O movimento recente de Otoni de Paula, ao criticar a instrumentalização das igrejas pelo bolsonarismo, pode ter raízes no ressentimento pessoal do deputado, mas reflete um descontentamento real entre lideranças evangélicas. Muitos pastores veem sua representatividade no Legislativo diminuir e não encontram apoio do ex-presidente para seus projetos políticos.
Otoni de Paula, que nutria expectativas políticas a partir do apoio de Jair Bolsonaro, não recebeu o respaldo esperado do ex-aliado. A decepção o levou a desistir da candidatura à prefeitura do Rio de Janeiro, culminando em uma aproximação com Eduardo Paes, elogios a Lula e às políticas sociais petistas, além de críticas públicas ao uso político das igrejas pelo bolsonarismo. Sua reação expõe um mal-estar mais amplo entre os evangélicos, que, mesmo após apoiarem Bolsonaro, sentem-se agora desamparados.
Embora Bolsonaro ainda seja uma figura central para a direita radical brasileira, sua liderança dentro do próprio movimento enfrenta fragilidades. Em cidades como Curitiba e São Paulo, ele não deu apoio claro a candidaturas específicas, falhando em unir as diferentes alas de sua base. A parceria com Michelle Bolsonaro, que garantiu 70% do apoio evangélico em 2022, não se repetiu neste ano. Atuando separadamente, Michelle adotou uma postura discreta e tímida.
O descontentamento dos evangélicos reflete a dificuldade —e a falta de empenho— de Bolsonaro para liderar sua base e conciliar os interesses que surgem dentro dela. O bolsonarismo se sustenta socialmente em setores diversos, que podem eventualmente entrar em disputas entre si.
Na disputa pela representação do conjunto da base bolsonarista e pelo apoio do ex-presidente, os evangélicos estão levando a pior. Em vez de priorizar líderes religiosos, o ex-presidente tem favorecido candidatos ligados à polícia, ao menos em estados-chave, como Rio de Janeiro e São Paulo. Como consequência, muitas lideranças evangélicas agora se sentem escanteadas.
Outro fator concreto é a perda de representação política. Em 2022, a bancada evangélica no Congresso caiu de 92 para 85 parlamentares, segundo o Diap. O mesmo padrão se repetiu nas eleições municipais deste ano, com derrotas de candidatos apoiados por figuras influentes como Silas Malafaia, R. R. Soares e Valdemiro Santiago.

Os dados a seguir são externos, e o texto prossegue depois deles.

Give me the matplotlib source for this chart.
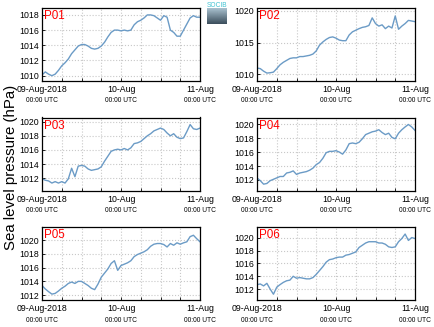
"""
Sea level pressure at six points (P01-P06), 09-Aug-2018 to 11-Aug-2018
"""
import numpy as np
import matplotlib
matplotlib.use('Agg')
import matplotlib.pyplot as plt
from matplotlib.ticker import MultipleLocator, FixedLocator

plt.rcParams['font.family'] = ['Liberation Sans', 'DejaVu Sans']

# hours since 09-Aug-2018 00:00 UTC
hours = list(range(49))

p01 = [1010.1, 1010.5, 1010.2, 1010.0, 1010.2, 1010.7, 1011.3, 1011.7, 1012.2, 1012.9,
       1013.4, 1013.9, 1014.1, 1014.1, 1013.9, 1013.6, 1013.5, 1013.6, 1013.9, 1014.4,
       1015.1, 1015.7, 1016.0, 1016.0, 1015.9, 1016.0, 1015.9, 1016.0, 1016.7, 1017.1,
       1017.3, 1017.6, 1018.0, 1018.0, 1017.9, 1017.6, 1017.3, 1017.9, 1017.7, 1016.0,
       1015.7, 1015.2, 1015.2, 1016.0, 1016.8, 1017.6, 1017.9, 1017.7, 1017.7]
p02 = [1011.0, 1010.9, 1010.5, 1010.2, 1010.25, 1010.35, 1010.9, 1011.5, 1011.9, 1012.2,
       1012.5, 1012.6, 1012.6, 1012.8, 1012.8, 1012.9, 1013.0, 1013.2, 1013.7, 1014.6,
       1015.1, 1015.5, 1015.8, 1015.9, 1015.7, 1015.4, 1015.3, 1015.3, 1016.2, 1016.7,
       1016.95, 1017.2, 1017.4, 1017.5, 1017.7, 1018.9, 1018.0, 1017.6, 1017.8, 1017.2,
       1017.6, 1017.3, 1019.2, 1017.1, 1017.6, 1018.0, 1018.5, 1018.4, 1018.3]
p03 = [1011.9, 1011.7, 1011.6, 1011.3, 1011.5, 1011.3, 1011.5, 1011.3, 1011.9, 1013.4,
       1012.2, 1013.7, 1013.8, 1013.7, 1013.3, 1013.1, 1013.2, 1013.3, 1013.6, 1014.4,
       1015.1, 1015.8, 1016.0, 1016.1, 1016.0, 1016.2, 1016.0, 1016.3, 1016.9, 1017.0,
       1017.2, 1017.6, 1018.0, 1018.3, 1018.7, 1018.9, 1019.1, 1018.9, 1018.4, 1018.0,
       1018.3, 1017.8, 1017.6, 1017.7, 1018.6, 1019.6, 1019.0, 1018.9, 1019.1]
p04 = [1012.3, 1011.9, 1011.4, 1011.5, 1011.9, 1012.1, 1012.3, 1012.5, 1012.5, 1013.0,
       1013.1, 1013.3, 1012.8, 1013.0, 1013.1, 1013.2, 1013.4, 1013.7, 1014.2, 1014.5,
       1015.1, 1015.9, 1016.1, 1016.1, 1016.2, 1016.0, 1015.7, 1016.3, 1017.2, 1017.3,
       1017.2, 1017.4, 1017.9, 1018.5, 1018.7, 1018.9, 1019.0, 1019.2, 1018.8, 1018.5,
       1018.7, 1018.1, 1017.9, 1018.7, 1019.2, 1019.6, 1019.95, 1019.6, 1019.1]
p05 = [1013.4, 1012.9, 1012.5, 1012.15, 1012.25, 1012.6, 1013.0, 1013.3, 1013.7, 1013.9,
       1013.7, 1014.0, 1014.0, 1013.7, 1013.4, 1013.0, 1012.8, 1013.6, 1014.6, 1015.2,
       1015.8, 1016.6, 1017.0, 1015.6, 1016.3, 1016.5, 1016.7, 1017.0, 1017.6, 1017.9,
       1018.1, 1018.3, 1018.6, 1019.1, 1019.4, 1019.5, 1019.5, 1019.35, 1019.0, 1019.5,
       1019.25, 1019.6, 1019.4, 1019.6, 1019.75, 1020.5, 1020.7, 1020.2, 1019.75]
p06 = [1012.7, 1012.8, 1012.5, 1012.9, 1012.0, 1011.2, 1012.3, 1012.7, 1013.05, 1013.3,
       1013.4, 1014.0, 1013.7, 1013.8, 1013.7, 1013.6, 1013.6, 1013.8, 1014.3, 1014.9,
       1015.5, 1016.2, 1016.6, 1016.7, 1016.9, 1017.0, 1017.0, 1017.3, 1017.4, 1017.6,
       1017.8, 1018.5, 1018.85, 1019.2, 1019.4, 1019.4, 1019.4, 1019.2, 1019.2, 1019.0,
       1018.6, 1018.5, 1018.6, 1019.4, 1019.9, 1020.6, 1019.6, 1020.05, 1019.9]

names = ['P01', 'P02', 'P03', 'P04', 'P05', 'P06']
series = [p01, p02, p03, p04, p05, p06]
ylims = [(1009.3, 1018.95), (1008.95, 1020.5), (1010.2, 1020.6),
         (1010.45, 1020.95), (1011.25, 1021.9), (1010.25, 1021.7)]
ysteps = [2, 5, 2, 2, 2, 2]

date_labels = ['09-Aug-2018', '10-Aug', '11-Aug']
time_labels = ['00:00 UTC', '00:00 UTC', '00:00 UTC']

W, H = 434, 327
fig = plt.figure(figsize=(W / 100, H / 100), dpi=100)

lefts = [42 / W, 257 / W]
bottoms = [1 - 81 / H, 1 - 190.8 / H, 1 - 300.3 / H]
aw, ah = 158 / W, 73.3 / H

for i, (name, vals) in enumerate(zip(names, series)):
    ax = fig.add_axes([lefts[i % 2], bottoms[i // 2], aw, ah])
    ax.plot(hours, vals, color='#6b9bc6', lw=1.0)
    ax.set_xlim(0, 48)
    ax.set_ylim(*ylims[i])
    ax.yaxis.set_major_locator(MultipleLocator(ysteps[i]))
    ax.xaxis.set_major_locator(FixedLocator([0, 24, 48]))
    ax.xaxis.set_minor_locator(MultipleLocator(6))
    ax.set_xticklabels(date_labels)
    ax.grid(True, which='both', axis='x', color='#c8c8c8', ls=':', lw=0.8)
    ax.grid(True, which='major', axis='y', color='#c8c8c8', ls=':', lw=0.8)
    ax.tick_params(axis='both', which='both', direction='in', length=2,
                   labelsize=6.3, width=0.6, pad=2)
    ax.tick_params(axis='x', pad=3)
    for s in ax.spines.values():
        s.set_linewidth(0.9)
    for x, lab in zip([0, 24, 48], time_labels):
        ax.text(x, -0.27, lab, transform=ax.get_xaxis_transform(),
                ha='center', va='center', fontsize=4.8)
    ax.text(0.015, 0.97, name, transform=ax.transAxes, ha='left', va='top',
            color='red', fontsize=8.4)

fig.text(11 / W, 1 - 167 / H, 'Sea level pressure (hPa)', rotation=90,
         ha='center', va='center', fontsize=10.8)

# small logo
lax = fig.add_axes([207 / W, 1 - 24 / H, 20 / W, 16 / H])
grad = np.linspace(0, 1, 40).reshape(-1, 1)
cmap = matplotlib.colors.LinearSegmentedColormap.from_list('logo', ['#a9c1cf', '#3c4e5c'])
lax.imshow(grad, aspect='auto', cmap=cmap)
lax.axis('off')
fig.text(217 / W, 1 - 5.5 / H, 'SOCIB', ha='center', va='center',
         fontsize=4.8, color='#3fc2d2')

plt.savefig('out.png', dpi=100)
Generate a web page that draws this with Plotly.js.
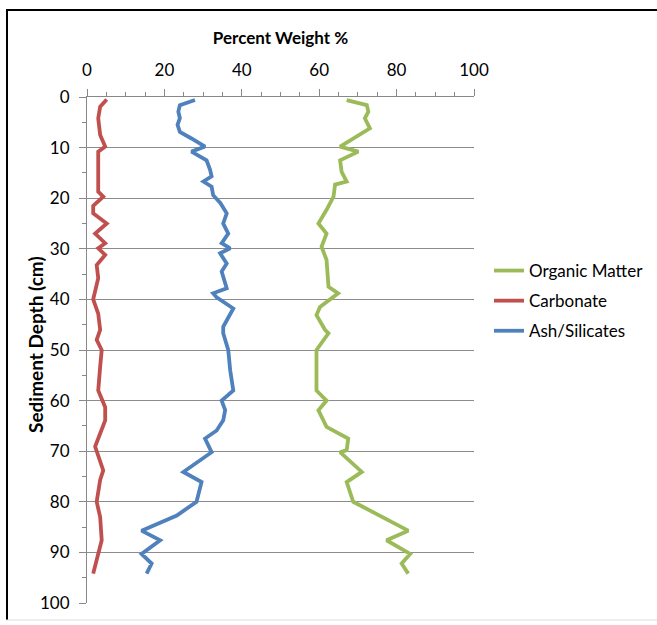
<!DOCTYPE html>
<html>
<head>
<meta charset="utf-8">
<script src="https://cdn.plot.ly/plotly-3.0.1.min.js"></script>
<style>
html,body{margin:0;padding:0;background:#fff;}
#chart{width:657px;height:625px;}
</style>
</head>
<body>
<div id="chart"></div>
<script>
// Organic Matter
const omDepth = [0.6,1.6,2.9,4.2,6.2,7.8,9.8,10.8,12.5,14.8,16.7,17.3,19.7,22.3,25,27,29.6,32.2,37.5,38.8,41.5,43.1,46,46.7,50,58,60,61.9,65.2,67.5,69.8,70.2,74.1,76.1,80,85.7,87.6,90.3,92.2,94.2];
const omValue = [67.1,72.3,72.7,71.8,73.1,69.7,65.4,70.1,65.4,65.8,67.1,64.1,63.7,61.9,59.8,61.9,60.6,61.9,62.4,64.9,60.2,59.3,61.5,62.4,59.3,59.3,61.9,59.8,61.9,67.5,67.1,65.4,71.0,67.1,68.8,83.0,77.4,83.5,81.3,83.0];
// Carbonate
const caDepth = [0.5,1.9,4.2,7.5,9.8,10.8,18.7,19.7,21.5,23,25,27,28.9,29.9,31.2,33.2,35.8,38.8,40,42.8,46,48,50,53.3,58,61.3,63.9,66.5,69.1,73.8,75.7,80,83,87.6,90.2,94.2];
const caValue = [5.1,3.4,2.9,3.4,4.7,2.9,2.9,4.2,1.6,1.6,5.1,2.1,4.7,2.9,4.7,2.5,2.9,2.1,1.6,2.9,3.4,2.5,3.8,3.4,2.9,4.7,4.7,3.4,2.1,4.2,3.4,2.5,3.4,3.8,2.9,1.6];
// Ash/Silicates
const asDepth = [0.6,1.6,2.9,4.2,5.5,6.9,8.2,9.8,10.8,12.5,14.4,15.7,16.7,17.7,19.4,21,23,25,27,28.9,29.9,30.9,32.9,34.5,37.8,38.8,39.6,41.8,45.4,46.7,50,54,58,60,61.9,63.9,65.9,67.5,70.2,74.1,76.1,80,82.7,85.7,87.6,90.3,92.2,94.2];
const asValue = [27.9,24.0,23.6,24.0,23.4,24.0,27.0,30.5,27.0,30.9,31.8,32.2,30.1,32.2,32.6,34.5,36.1,35.2,36.5,34.8,37.0,34.4,36.1,34.8,36.1,32.6,33.5,37.8,35.2,35.2,36.5,37.0,37.8,34.8,35.7,35.2,33.5,30.5,32.2,24.9,29.6,28.3,23.2,14.1,18.9,14.1,16.7,15.4];

const names = ['Organic Matter','Carbonate','Ash/Silicates'];
const colors = ['#9BBB59','#C0504D','#4F81BD'];
const xs = [omValue, caValue, asValue];
const ys = [omDepth, caDepth, asDepth];
const yTitle = 'Sediment Depth (cm)';
const xTitle = 'Percent Weight %';

const traces = names.map((n,i)=>({
  type:'scatter', mode:'lines', name:n, legendgroup:'g'+i,
  x: xs[i], y: ys[i],
  line:{color:colors[i], width:3.8}
}));

const FONT = 'Lato, "Open Sans", sans-serif';
const W = 657, H = 625;
const L = 87, R = 183, T = 97, B = 22;
const pw = W-L-R, ph = H-T-B;
const px = v => (v - L)/pw;
const py = v => (H - B - v)/ph;

const layout = {
  width:W, height:H,
  margin:{l:L, r:R, t:T, b:B, pad:0, autoexpand:false},
  paper_bgcolor:'#fff', plot_bgcolor:'#fff',
  font:{family:FONT, color:'#000', size:16},
  showlegend:true,
  legend:{x:px(489), y:py(253), xanchor:'left', yanchor:'top',
    font:{family:FONT, size:17, color:'#000'}, tracegroupgap:5, traceorder:'grouped',
    bgcolor:'rgba(0,0,0,0)', itemwidth:30},
  xaxis:{
    side:'top', range:[0,100], dtick:20, tick0:0,
    showgrid:false, zeroline:false,
    showline:true, linecolor:'#888', linewidth:1,
    ticks:'outside', ticklen:7, tickcolor:'#888', tickwidth:1,
    minor:{dtick:5, ticks:'outside', ticklen:4, tickcolor:'#888', showgrid:false},
    tickfont:{family:FONT, size:17, color:'#000'},
    ticklabelstandoff:6,
    title:{text:'<b>'+xTitle+'</b>', font:{family:FONT, size:17, color:'#000'}, standoff:10}
  },
  yaxis:{
    range:[100,0], dtick:10, tick0:0,
    showgrid:true, gridcolor:'#8c8c8c', gridwidth:1,
    zeroline:false,
    showline:true, linecolor:'#888', linewidth:1,
    ticks:'outside', ticklen:7, tickcolor:'#888', tickwidth:1,
    minor:{dtick:5, ticks:'outside', ticklen:4, tickcolor:'#888', showgrid:false},
    tickfont:{family:FONT, size:17, color:'#000'},
    ticklabelstandoff:6
  },
  annotations:[
    {text:'<b>'+yTitle+'</b>', xref:'paper', yref:'paper', x:px(35), y:py(345),
     xanchor:'center', yanchor:'middle', textangle:-90, showarrow:false,
     font:{family:FONT, size:19, color:'#000'}}
  ],
  shapes:[
    {type:'line', xref:'paper', yref:'paper', x0:px(7), x1:px(7), y0:py(10), y1:py(620), line:{color:'#000', width:2}},
    {type:'line', xref:'paper', yref:'paper', x0:px(6), x1:px(657), y0:py(10), y1:py(10), line:{color:'#000', width:2}},
    {type:'line', xref:'paper', yref:'paper', x0:px(6), x1:px(657), y0:py(620), y1:py(620), line:{color:'#ddd', width:1}}
  ]
};

Plotly.newPlot('chart', traces, layout, {displayModeBar:false, staticPlot:true});
</script>
</body>
</html>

Um levantamento do Cebrap mostra que até o número de candidatos com títulos religiosos, como “pastor” ou “irmão”, diminuiu. Contribuem para esse declínio o cansaço dos fiéis com a militância radical e o surgimento de candidatos não evangélicos que defendem a agenda moral sem intermediação das igrejas.
Esses fatores fortalecem a percepção de que a aliança incondicional com o bolsonarismo não tem rendido os frutos esperados para o segmento evangélico. Pastores têm exigido mais espaço e envolvimento dentro do movimento, um apoio que ainda não se materializou.
As críticas de Otoni de Paula, por mais oportunistas que possam parecer, ecoam entre outras lideranças que esperavam mais comprometimento de Bolsonaro. Por enquanto, essa expectativa segue frustrada.